Prediction of magnetic interference from resistance spot welding processes on implantable cardioverter-defibrillators

Abstract

The purpose of this study is to create a tool capable of reliably predicting the magnetic fields (MFs) generated in resistance spot welding (RSW) processes. If the MF is greater than 10 G, the MF activates a reed switch in the implantable cardioverter-defibrillator (ICD) and temporarily inhibits detection of ventricular tachycardia and ventricular fibrillation. The MF is predicted from two variables: (1) distance between ICD and electrodes; (2) welding current. Firstly, a linear regression model is attempted.

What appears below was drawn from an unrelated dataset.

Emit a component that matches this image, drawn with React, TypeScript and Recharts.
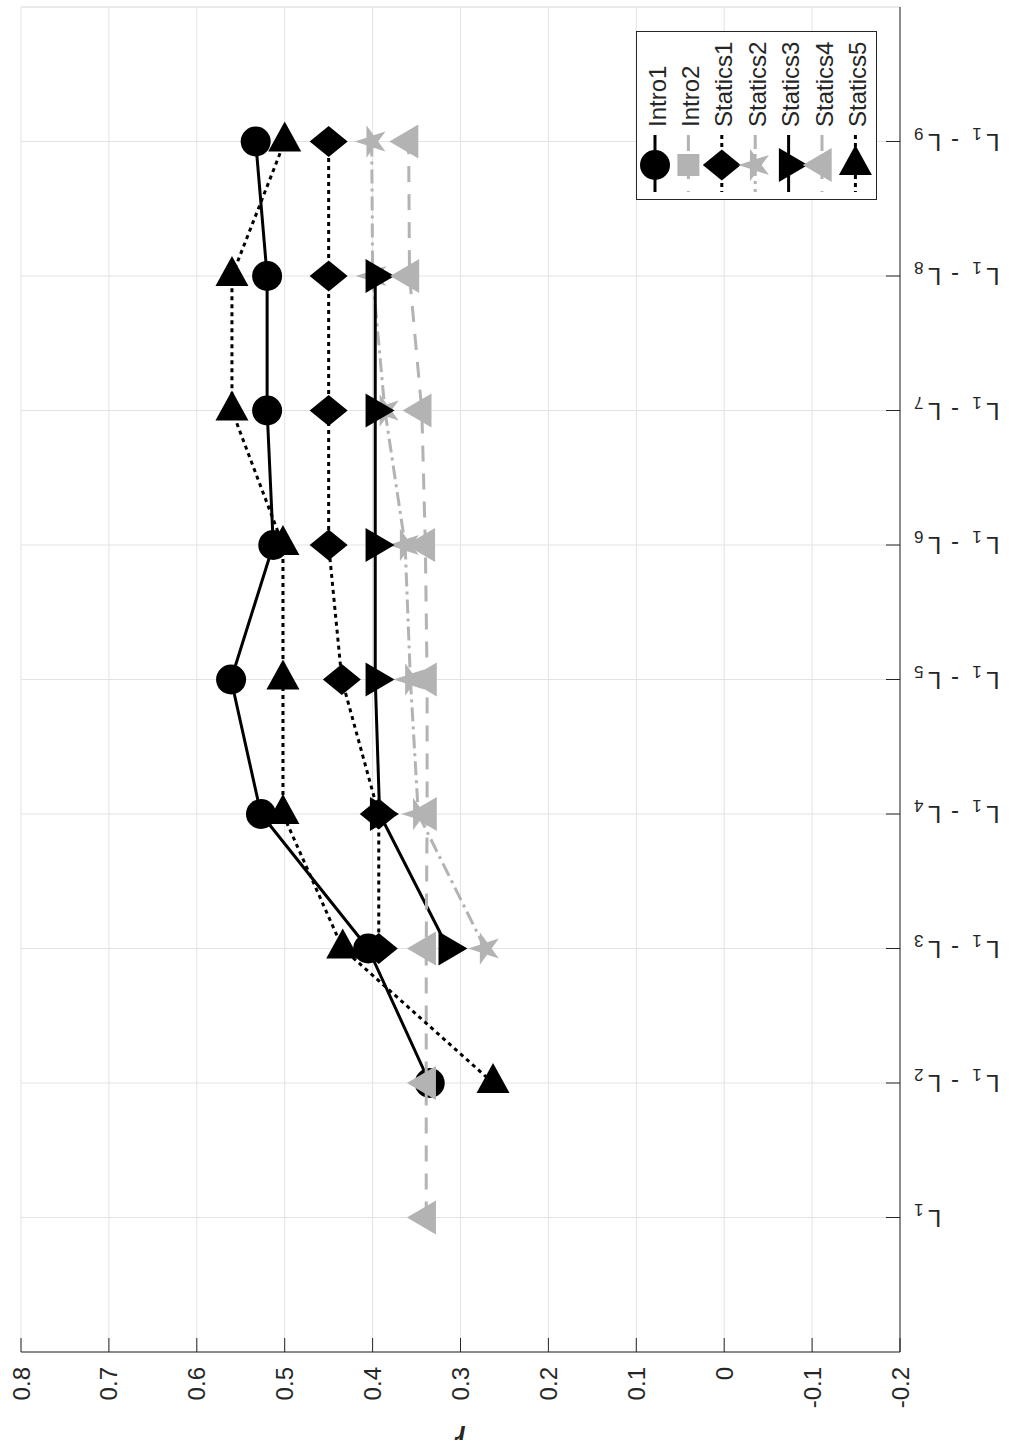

The MF is the dependent variable, 1/distance and welding current are the independent variables. The ANOVA table shows that the regression is significant at the 0.01 level but the residuals analysis reveals nonlinear behaviour. An artificial neural network (ANN) is proposed because the ANNs are capable of mapping nonlinear systems. The inputs are two-component vectors, the first component is the distance value and the second component is the welding current value. The training of the ANN uses supervised learning mechanism. Therefore, each input must come with its respective desired output (target) that is the recorded MF. The available data set is randomly split into a training subset (to update weight values) and a validation subset (to guard against overfitting by means of cross validation). The number of neurons in the hidden layers is selected considering the overfitting phenomenon: the number of neurons in the hidden layers that minimizes the validation mean square error (MSE) is 4. With the selected ANN (2-4-4-1) the aim of the present study (to reliably predict the MF) is achieved because this ANN produces good results in prediction from input vectors non-used in the training.